Reports that complaints of poor management of the Grenfell block in London – including a petition signed by 90 percent of residents but ignored by authorities – will have a familiar ring to apartment dwellers here who have struggled to navigate the swamp of dodgy developers, incompetent managers, an often impotent consumer protection regime, cost-obsessed apartment owners and bizarre Tribunal decisions.

Historically, politicians across Australia have been reluctant to do anything that might deter developers from building new apartment blocks.  That has led at various times to the farce of self-certification and the removal of compulsory building insurance from buildings over three storeys high.

Only last week the NSW government pushed back to next year the implementation of the bond designed to protect purchasers of defective apartments.  The defects bond of 2 per cent of a building’s cost, was due to come in on July 1, six months after other changes to strata laws.

At the other end of the scale, there is a “next guy” culture in Strataland where current owners often don’t want to know about problems that might cost them money or affect the value of their property – hoping the next guy who buys their unit can foot any bills.

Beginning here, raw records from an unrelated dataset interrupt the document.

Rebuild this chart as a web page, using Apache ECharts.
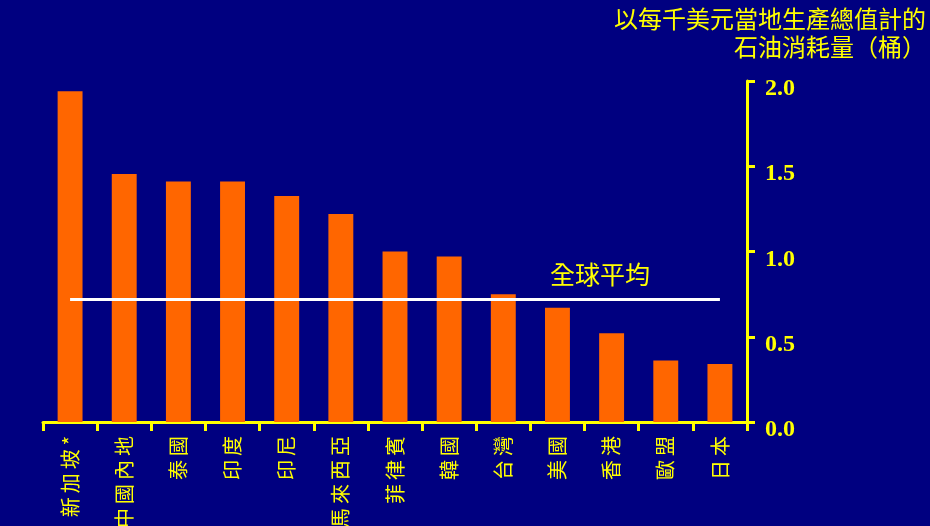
<!DOCTYPE html>
<html><head><meta charset="utf-8">
<script src="https://cdn.jsdelivr.net/npm/echarts@6/dist/echarts.min.js"></script>
<style>html,body{margin:0;padding:0;background:#000080;}#c{width:930px;height:526px;}</style>
</head><body><div id="c"></div>
<script>
const categories = ['新加坡*','中國內地','泰國','印度','印尼','馬來西亞','菲律賓','韓國','台灣','美國','香港','歐盟','日本'];
const values = [1.94, 1.455, 1.41, 1.41, 1.325, 1.22, 1.0, 0.97, 0.75, 0.67, 0.52, 0.36, 0.34];
const worldAverage = 0.72;
const averageLabel = '全球平均';
const titleLines = ['以每千美元當地生產總值計的', '石油消耗量（桶）'];

const yellow = '#FFFF00';
const cjk = '"Noto Sans CJK TC", sans-serif';
const chart = echarts.init(document.getElementById('c'));
chart.setOption({
  backgroundColor: '#000080',
  animation: false,
  title: titleLines.map((t, i) => ({
    text: t, right: 4, top: 7 + i * 28, padding: 0,
    textStyle: { color: yellow, fontSize: 24, fontWeight: 'normal', fontFamily: cjk }
  })),
  grid: { left: 43, right: 183, top: 81, bottom: 104, containLabel: false, outerBoundsMode: 'none' },
  xAxis: {
    type: 'category', data: categories,
    axisLine: { lineStyle: { color: yellow, width: 3 } },
    axisTick: { show: true, length: 9, lineStyle: { color: yellow, width: 3 } },
    axisLabel: { rotate: 90, color: yellow, fontSize: 20, margin: 14, fontFamily: cjk,
      formatter: v => Array.from(v).join('\u2009') }
  },
  yAxis: {
    type: 'value', position: 'right', min: 0, max: 2, interval: 0.5,
    splitLine: { show: false },
    axisLine: { show: true, lineStyle: { color: yellow, width: 3 } },
    axisTick: { show: true, inside: false, length: 8, lineStyle: { color: yellow, width: 3 } },
    axisLabel: { color: yellow, fontSize: 24, fontWeight: 'bold', margin: 18,
      verticalAlign: 'top', lineHeight: 16,
      fontFamily: '"Liberation Serif", "Times New Roman", serif',
      formatter: v => v.toFixed(1) }
  },
  series: [{
    type: 'bar', data: values, barWidth: '46%',
    itemStyle: { color: '#FF6600' },
    markLine: {
      silent: true, symbol: 'none',
      lineStyle: { color: '#FFFFFF', width: 3, type: 'solid' },
      label: { show: true, position: 'insideEndTop', formatter: averageLabel,
        color: yellow, fontSize: 25, distance: 12, padding: [0, 58, 0, 0],
        fontFamily: cjk },
      data: [[{ coord: [0, worldAverage] }, { coord: [12, worldAverage] }]]
    }
  }]
});
</script></body></html>
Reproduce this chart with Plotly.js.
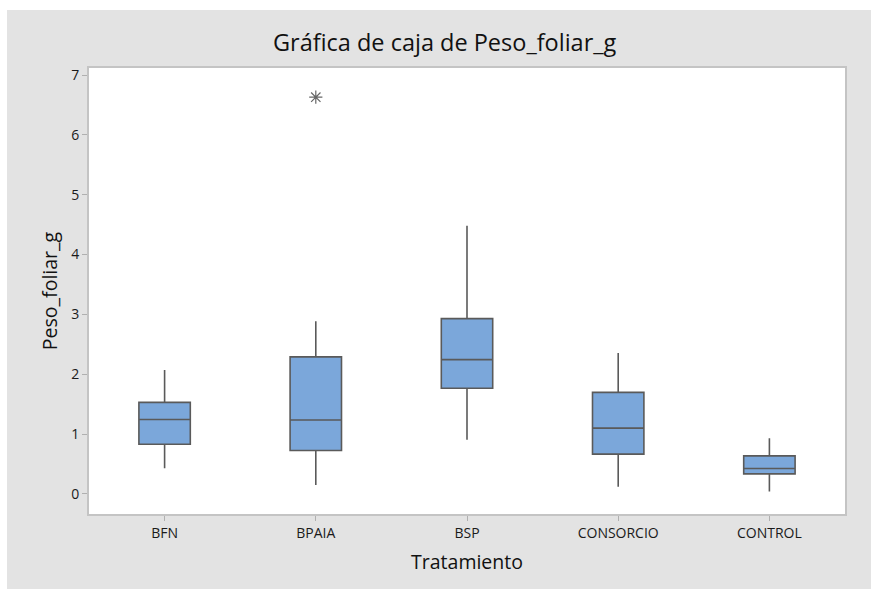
<!DOCTYPE html>
<html>
<head>
<meta charset="utf-8">
<script src="https://cdn.plot.ly/plotly-3.0.1.min.js"></script>
<style>html,body{margin:0;padding:0;background:#fff;}#chart{width:871px;height:589px;}</style>
</head>
<body>
<div id="chart"></div>
<script>
const categories = ["BFN", "BPAIA", "BSP", "CONSORCIO", "CONTROL"];
const lowerWhisker = [0.43, 0.15, 0.905, 0.12, 0.04];
const q1Values = [0.83, 0.725, 1.765, 0.665, 0.335];
const medianValues = [1.245, 1.235, 2.245, 1.10, 0.424];
const q3Values = [1.53, 2.29, 2.93, 1.697, 0.636];
const upperWhisker = [2.07, 2.886, 4.48, 2.357, 0.93];
const outlierCategories = ["BPAIA"];
const outlierValues = [6.63];
const yTicks = [0, 1, 2, 3, 4, 5, 6, 7];

const boxTrace = {
  type: 'box',
  x: categories,
  q1: q1Values,
  median: medianValues,
  q3: q3Values,
  lowerfence: lowerWhisker,
  upperfence: upperWhisker,
  fillcolor: '#7ba7da',
  line: {color: '#5a5a5a', width: 1.6},
  whiskerwidth: 0,
  width: 0.34,
  boxpoints: false,
  hoverinfo: 'skip',
  showlegend: false
};
const outlierTrace = {
  type: 'scatter',
  mode: 'markers',
  x: outlierCategories,
  y: outlierValues,
  marker: {symbol: 'asterisk-open', size: 11, color: '#666', line: {color: '#666', width: 1.2}},
  hoverinfo: 'skip',
  showlegend: false
};

const W = 756, H = 446;
const layout = {
  width: 871, height: 589,
  margin: {l: 89, r: 26, t: 68, b: 75},
  paper_bgcolor: '#e3e3e3',
  plot_bgcolor: '#ffffff',
  font: {family: 'Open Sans, sans-serif', color: '#222'},
  title: {text: 'Gráfica de caja de Peso_foliar_g', font: {size: 23.5, color: '#111'}, x: 0.5105, xanchor: 'center', y: 0.928, yanchor: 'middle'},
  xaxis: {
    type: 'category',
    categoryorder: 'array', categoryarray: categories,
    range: [-0.5, 4.5],
    showline: true, mirror: true, linecolor: '#c4c4c4', linewidth: 2,
    ticks: 'outside', ticklen: 5, tickcolor: '#b0b0b0', tickwidth: 1,
    tickfont: {size: 14, color: '#1a1a1a'},
    showgrid: false, zeroline: false,
    title: {text: 'Tratamiento', font: {size: 19.5, color: '#111'}, standoff: 15}
  },
  yaxis: {
    range: [-0.335, 7.117],
    tickvals: yTicks,
    showline: true, mirror: true, linecolor: '#c4c4c4', linewidth: 2,
    ticks: 'outside', ticklen: 5, tickcolor: '#b0b0b0', tickwidth: 1,
    tickfont: {size: 14, color: '#1a1a1a'},
    showgrid: false, zeroline: false,
    title: {text: 'Peso_foliar_g', font: {size: 19.5, color: '#111'}, standoff: 8}
  },
  shapes: [
    {type: 'rect', xref: 'paper', yref: 'paper', x0: -89/W, x1: 782/W, y0: 1 + 58/H, y1: 1 + 68/H, fillcolor: '#ffffff', line: {width: 0}, layer: 'below'},
    {type: 'rect', xref: 'paper', yref: 'paper', x0: -89/W, x1: -82/W, y0: -75/H, y1: 1 + 68/H, fillcolor: '#ffffff', line: {width: 0}, layer: 'below'}
  ]
};
Plotly.newPlot('chart', [boxTrace, outlierTrace], layout, {displayModeBar: false, staticPlot: true});
</script>
</body>
</html>
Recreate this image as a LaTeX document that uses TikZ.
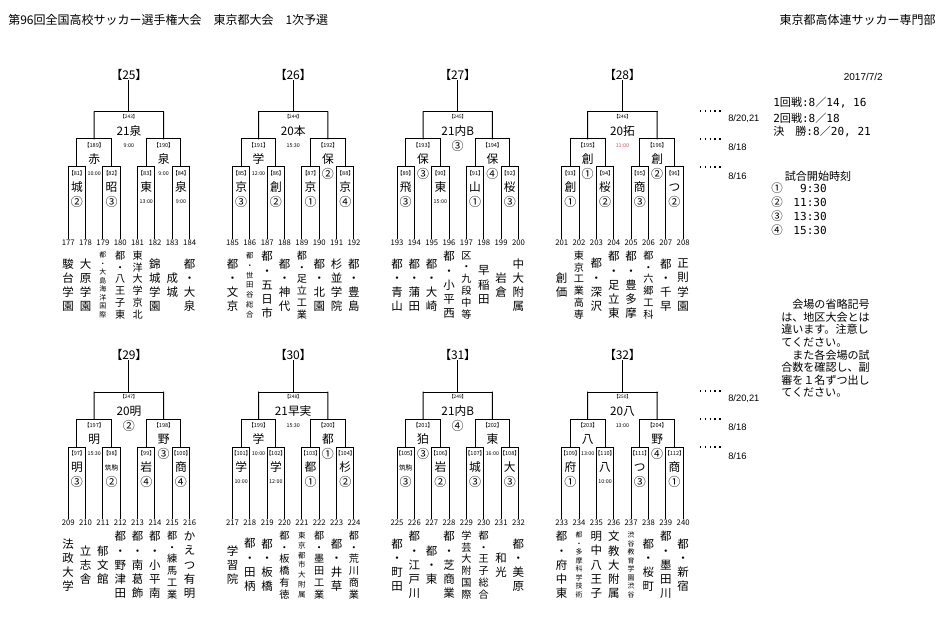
\documentclass[tikz,border=0pt]{standalone}
\usepackage{fontspec}
\setmainfont{Noto Sans CJK JP}
\newfontfamily\jpp[RawFeature=+palt]{Noto Sans CJK JP}
\newfontfamily\monof{DejaVu Sans Mono}
\newfontfamily\libsans{Liberation Sans}
\usetikzlibrary{calc}
\definecolor{tred}{RGB}{240,70,70}
\makeatletter
\def\vstack#1{\vs@first#1\@nil}
\def\vs@first#1#2\@nil{\def\vs@out{#1}\vs@rest#2\@nil}
\def\vs@rest#1\@nil{\ifx\relax#1\relax\expandafter\vs@done\else\expandafter\vs@next\fi#1\@nil}
\def\vs@done\@nil{\vs@out}
\def\vs@next#1#2\@nil{\expandafter\def\expandafter\vs@out\expandafter{\vs@out\\#1}\vs@rest#2\@nil}
\makeatother
\tikzset{
 br/.style={line width=0.75pt, line cap=rect},
 hdr/.style={font=\fontsize{9}{10}\selectfont, inner sep=0pt},
 blab/.style={font=\jpp\fontsize{9}{10}\selectfont, inner sep=0pt},
 tnum/.style={font=\fontsize{5.8}{6}\selectfont, inner sep=0pt},
 mn/.style={font=\jpp\fontsize{4.2}{5}\selectfont, inner sep=0pt},
 mnt/.style={font=\jpp\fontsize{3.6}{4}\selectfont, inner sep=0pt},
 win/.style={font=\fontsize{8.8}{9}\selectfont, inner sep=0pt},
 circ/.style={font=\fontsize{9}{9}\selectfont, inner sep=0pt},
 tm/.style={font=\fontsize{4}{4}\selectfont, inner sep=0pt},
 tmr/.style={tm, text=tred},
 nm/.style={align=center, inner sep=0pt, font=\fontsize{8.6}{10.65}\selectfont},
 nmsix/.style={align=center, inner sep=0pt, font=\fontsize{7.6}{8.85}\selectfont},
 nmseven/.style={align=center, inner sep=0pt, font=\fontsize{5.6}{7.35}\selectfont},
 nmeight/.style={align=center, inner sep=0pt, font=\fontsize{5.2}{6.4}\selectfont},
 dotl/.style={line width=1pt, dash pattern=on 1pt off 2.6pt},
 dt/.style={font=\libsans\fontsize{7}{8}\selectfont, inner sep=0pt, anchor=west},
 sched/.style={font=\fontsize{8.3}{9}\selectfont, inner sep=0pt, anchor=west},
 note/.style={font=\fontsize{8.3}{9.45}\selectfont, inner sep=0pt, align=left, anchor=north west},
}
\def\pA{8.675}\def\pB{43.375}\def\pC{78.075}\def\pD{112.775}
\def\qL{26.025}\def\qR{95.425}\def\qC{60.725}
\newcommand\bracket[4]{%
\begin{scope}[shift={(#1,#2)}]
\node[blab] (lab#4) at (60.725,75) {【#4】};
\coordinate (top#4) at (60.725,112);
\foreach \i in {0,...,7}{%
 \pgfmathtruncatemacro\tn{#3+\i}%
 \node[tnum] (n\tn) at (\i*17.35,243) {\tn};
 \coordinate (t\tn) at (\i*17.35,167);
 \draw[br] (t\tn) -- ([yshift=1pt]n\tn.north);
}
\foreach \k in {0,...,3}{%
 \pgfmathtruncatemacro\ta{#3+2*\k}\pgfmathtruncatemacro\tb{#3+2*\k+1}%
 \coordinate (ra\ta) at ({(2*\k+0.5)*17.35},139);
 \draw[br] (t\ta) -- (t\tb);
 \draw[br] (ra\ta) -- ($(t\ta)!0.5!(t\tb)$);
}
\foreach \k in {0,1}{%
 \pgfmathtruncatemacro\ta{#3+4*\k}\pgfmathtruncatemacro\tb{#3+4*\k+2}%
 \coordinate (rb\ta) at ({(4*\k+1.5)*17.35},112);
 \draw[br] (ra\ta) -- (ra\tb);
 \draw[br] (rb\ta) -- ($(ra\ta)!0.5!(ra\tb)$);
}
\pgfmathtruncatemacro\tc{#3+4}%
\draw[br] (rb#3) -- (rb\tc);
\draw[br] (lab#4.south) -- (top#4);
\end{scope}}
\newcommand\mlab[7]{%
\node[#1] (mn#5) at (#3,#4) {【#5】};
\node[win] (mw#5) at (#3,#4+14.5) {#6};
\node[#2] (ms#5) at (#3,#4+29) {#7};}
\newcommand\names[4]{%
\begin{scope}[shift={(#1,#2)}]
\foreach \sty/\nam [count=\i from 0] in {#4}{%
 \pgfmathtruncatemacro\tn{#3+\i}%
 \node[\sty] (nm\tn) at (\i*17.35,285) {\expandafter\vstack\expandafter{\nam}};
}
\end{scope}}
\newcommand\sm[1]{{\fontsize{5}{5}\selectfont #1}}
\begin{document}
\begin{tikzpicture}[x=0.75pt,y=-0.75pt]
\fill[white] (0,0) rectangle (945,627);
\useasboundingbox (0,0) rectangle (945,627);
\node[hdr, anchor=west] (hdrL) at (8,20) {第96回全国高校サッカー選手権大会　東京都大会　1次予選};
\node[hdr, anchor=east] (hdrR) at (936,20) {東京都高体連サッカー専門部};
% brackets
\bracket{68.2}{0}{177}{25}
\bracket{232.5}{0}{185}{26}
\bracket{397}{0}{193}{27}
\bracket{561.7}{0}{201}{28}
\bracket{68.2}{280}{209}{29}
\bracket{232.5}{280}{217}{30}
\bracket{397}{280}{225}{31}
\bracket{561.7}{280}{233}{32}
% labels 25
\begin{scope}[shift={(68.2,0)}]
\mlab{mnt}{tm}{\qC}{117}{243}{21泉}{9:00}
\mlab{mn}{tm}{\qL}{145}{189}{赤}{10:00}
\mlab{mn}{tm}{\qR}{145}{190}{泉}{9:00}
\mlab{mn}{circ}{\pA}{173}{81}{城}{②}
\mlab{mn}{circ}{\pB}{173}{82}{昭}{③}
\mlab{mn}{tm}{\pC}{173}{83}{東}{13:00}
\mlab{mn}{tm}{\pD}{173}{84}{泉}{9:00}
\end{scope}
\begin{scope}[shift={(232.5,0)}]
\mlab{mnt}{tm}{\qC}{117}{244}{20本}{15:30}
\mlab{mn}{tm}{\qL}{145}{191}{学}{12:00}
\mlab{mn}{circ}{\qR}{145}{192}{保}{②}
\mlab{mn}{circ}{\pA}{173}{85}{京}{③}
\mlab{mn}{circ}{\pB}{173}{86}{創}{②}
\mlab{mn}{circ}{\pC}{173}{87}{京}{①}
\mlab{mn}{circ}{\pD}{173}{88}{京}{④}
\end{scope}
\begin{scope}[shift={(397,0)}]
\mlab{mnt}{circ}{\qC}{117}{245}{21内B}{③}
\mlab{mn}{circ}{\qL}{145}{193}{保}{③}
\mlab{mn}{circ}{\qR}{145}{194}{保}{④}
\mlab{mn}{circ}{\pA}{173}{89}{飛}{③}
\mlab{mn}{tm}{\pB}{173}{90}{東}{15:00}
\mlab{mn}{circ}{\pC}{173}{91}{山}{①}
\mlab{mn}{circ}{\pD}{173}{92}{桜}{③}
\end{scope}
\begin{scope}[shift={(561.7,0)}]
\mlab{mnt}{tmr}{\qC}{117}{246}{20拓}{11:00}
\mlab{mn}{circ}{\qL}{145}{195}{創}{①}
\mlab{mn}{circ}{\qR}{145}{196}{創}{②}
\mlab{mn}{circ}{\pA}{173}{93}{創}{①}
\mlab{mn}{circ}{\pB}{173}{94}{桜}{②}
\mlab{mn}{circ}{\pC}{173}{95}{商}{③}
\mlab{mn}{circ}{\pD}{173}{96}{つ}{②}
\end{scope}
\begin{scope}[shift={(68.2,280)}]
\mlab{mnt}{circ}{\qC}{117}{247}{20明}{②}
\mlab{mn}{tm}{\qL}{145}{197}{明}{15:30}
\mlab{mn}{circ}{\qR}{145}{198}{野}{③}
\mlab{mn}{circ}{\pA}{173}{97}{明}{③}
\mlab{mn}{circ}{\pB}{173}{98}{\sm{筑駒}}{②}
\mlab{mn}{circ}{\pC}{173}{99}{岩}{④}
\mlab{mn}{circ}{\pD}{173}{100}{商}{④}
\end{scope}
\begin{scope}[shift={(232.5,280)}]
\mlab{mnt}{tm}{\qC}{117}{248}{21早実}{15:30}
\mlab{mn}{tm}{\qL}{145}{199}{学}{10:00}
\mlab{mn}{circ}{\qR}{145}{200}{都}{①}
\mlab{mn}{tm}{\pA}{173}{101}{学}{10:00}
\mlab{mn}{tm}{\pB}{173}{102}{学}{12:00}
\mlab{mn}{circ}{\pC}{173}{103}{都}{①}
\mlab{mn}{circ}{\pD}{173}{104}{杉}{②}
\end{scope}
\begin{scope}[shift={(397,280)}]
\mlab{mnt}{circ}{\qC}{117}{249}{21内B}{④}
\mlab{mn}{circ}{\qL}{145}{201}{狛}{③}
\mlab{mn}{tm}{\qR}{145}{202}{東}{16:00}
\mlab{mn}{circ}{\pA}{173}{105}{\sm{筑駒}}{③}
\mlab{mn}{circ}{\pB}{173}{106}{岩}{②}
\mlab{mn}{circ}{\pC}{173}{107}{城}{③}
\mlab{mn}{circ}{\pD}{173}{108}{大}{③}
\end{scope}
\begin{scope}[shift={(561.7,280)}]
\mlab{mnt}{tm}{\qC}{117}{250}{20八}{13:00}
\mlab{mn}{tm}{\qL}{145}{203}{八}{13:00}
\mlab{mn}{circ}{\qR}{145}{204}{野}{④}
\mlab{mn}{circ}{\pA}{173}{109}{府}{①}
\mlab{mn}{tm}{\pB}{173}{110}{八}{10:00}
\mlab{mn}{circ}{\pC}{173}{111}{つ}{③}
\mlab{mn}{circ}{\pD}{173}{112}{商}{①}
\end{scope}
% team names
\names{68.2}{0}{177}{nm/駿台学園,nm/大原学園,nmeight/都・大島海洋国際,nmsix/都・八王子東,nmsix/東洋大学京北,nm/錦城学園,nm/成城,nm/都・大泉}
\names{232.5}{0}{185}{nm/都・文京,nmseven/都・世田谷総合,nm/都・五日市,nm/都・神代,nmsix/都・足立工業,nm/都・北園,nm/杉並学院,nm/都・豊島}
\names{397}{0}{193}{nm/都・青山,nm/都・蒲田,nm/都・大崎,nm/都・小平西,nmsix/区・九段中等,nm/早稲田,nm/岩倉,nm/中大附属}
\names{561.7}{0}{201}{nm/創価,nmsix/東京工業高専,nm/都・深沢,nm/都・足立東,nm/都・豊多摩,nmsix/都・六郷工科,nm/都・千早,nm/正則学園}
\names{68.2}{280}{209}{nm/法政大学,nm/立志舎,nm/郁文館,nm/都・野津田,nm/都・南葛飾,nm/都・小平南,nmsix/都・練馬工業,nm/かえつ有明}
\names{232.5}{280}{217}{nm/学習院,nm/都・田柄,nm/都・板橋,nmsix/都・板橋有徳,nmseven/東京都市大附属,nmsix/都・墨田工業,nm/都・井草,nmsix/都・荒川商業}
\names{397}{280}{225}{nm/都・町田,nm/都・江戸川,nm/都・東,nm/都・芝商業,nmsix/学芸大附国際,nmsix/都・王子総合,nm/和光,nm/都・美原}
\names{561.7}{280}{233}{nm/都・府中東,nmeight/都・多摩科学技術,nm/明中八王子,nm/文教大附属,nmeight/渋谷教育学園渋谷,nm/都・桜町,nm/都・墨田川,nm/都・新宿}
% right side
\node[font=\libsans\fontsize{7.5}{8}\selectfont, inner sep=0pt, anchor=east] (date) at (883,77) {2017/7/2};
\foreach \yo/\tg in {0/a,280/b}{
 \coordinate (d1\tg) at (700,111+\yo); \coordinate (e1\tg) at (723,111+\yo);
 \coordinate (d2\tg) at (700,139+\yo); \coordinate (e2\tg) at (723,139+\yo);
 \coordinate (d3\tg) at (700,167+\yo); \coordinate (e3\tg) at (723,167+\yo);
 \draw[dotl] (d1\tg) -- (e1\tg);
 \draw[dotl] (d2\tg) -- (e2\tg);
 \draw[dotl] (d3\tg) -- (e3\tg);
 \node[dt] (f1\tg) at (728,119+\yo) {8/20,21};
 \node[dt] (f2\tg) at (728,147+\yo) {8/18};
 \node[dt] (f3\tg) at (728,176+\yo) {8/16};
}
\node[sched] (s1) at (773,103) {{\monof 1}回戦{\monof :8}／{\monof 14, 16}};
\node[sched] (s2) at (773,118) {{\monof 2}回戦{\monof :8}／{\monof 18}};
\node[sched] (s3) at (773,132) {決　勝{\monof :8}／{\monof 20, 21}};
\node[font=\fontsize{8.3}{9}\selectfont, inner sep=0pt] (kaishi) at (818,176) {試合開始時刻};
\foreach \c/\tt [count=\j from 0] in {①/9:30,②/11:30,③/13:30,④/15:30}{
 \node[font=\fontsize{8.6}{9}\selectfont, inner sep=0pt] (kc\j) at (777,188+14*\j) {\c};
 \node[font=\monof\fontsize{8.3}{9}\selectfont, inner sep=0pt, anchor=east] (kt\j) at (827,188+14*\j) {\tt};
}
\node[note] (memo) at (781,299) {　会場の省略記号\\は、地区大会とは\\違います。注意し\\てください。\\　また各会場の試\\合数を確認し、副\\審を１名ずつ出し\\てください。};
\end{tikzpicture}
\end{document}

So the incentive for apartment owners to establish if the cladding on their building is safe is severely tempered by the probability that they and not the developer or builder will have to pay for its replacement.

For while the law in most states allows builders and developers to walk away from defective projects as little as two years after completion, apartment owners have no choice once the defect has been identified. They must maintain and repair common property regardless of the cost and for as long as the building is standing.

No surprise then that few if any strata committees are rushing to discover if their cladding is the cheap imported variety, even if they are gambling with their own or their tenants’ lives.

That’s one reason Senator Nick Xenophon has been calling for an audit of buildings to see how many have the suspect cladding installed.

But what then? Can we really expect apartment owners to raise millions of dollars in special levies to cover the replacement of cladding they bought in the reasonable assumption it was safe?

Do we really expect developers to blithely accept they shouldn’t have saved money on cheaper cladding and pay for its replacement? Many will just shut up shop and “phoenix” into another entity, with the same directors, rather than pay up.

If expert opinions on the spread and seriousness of building defects are to be believed, and the collective inertia of strata politics, from strata committees to government ministers, prevails, the next ‘towering inferno’ headlines you read could be about your apartment block.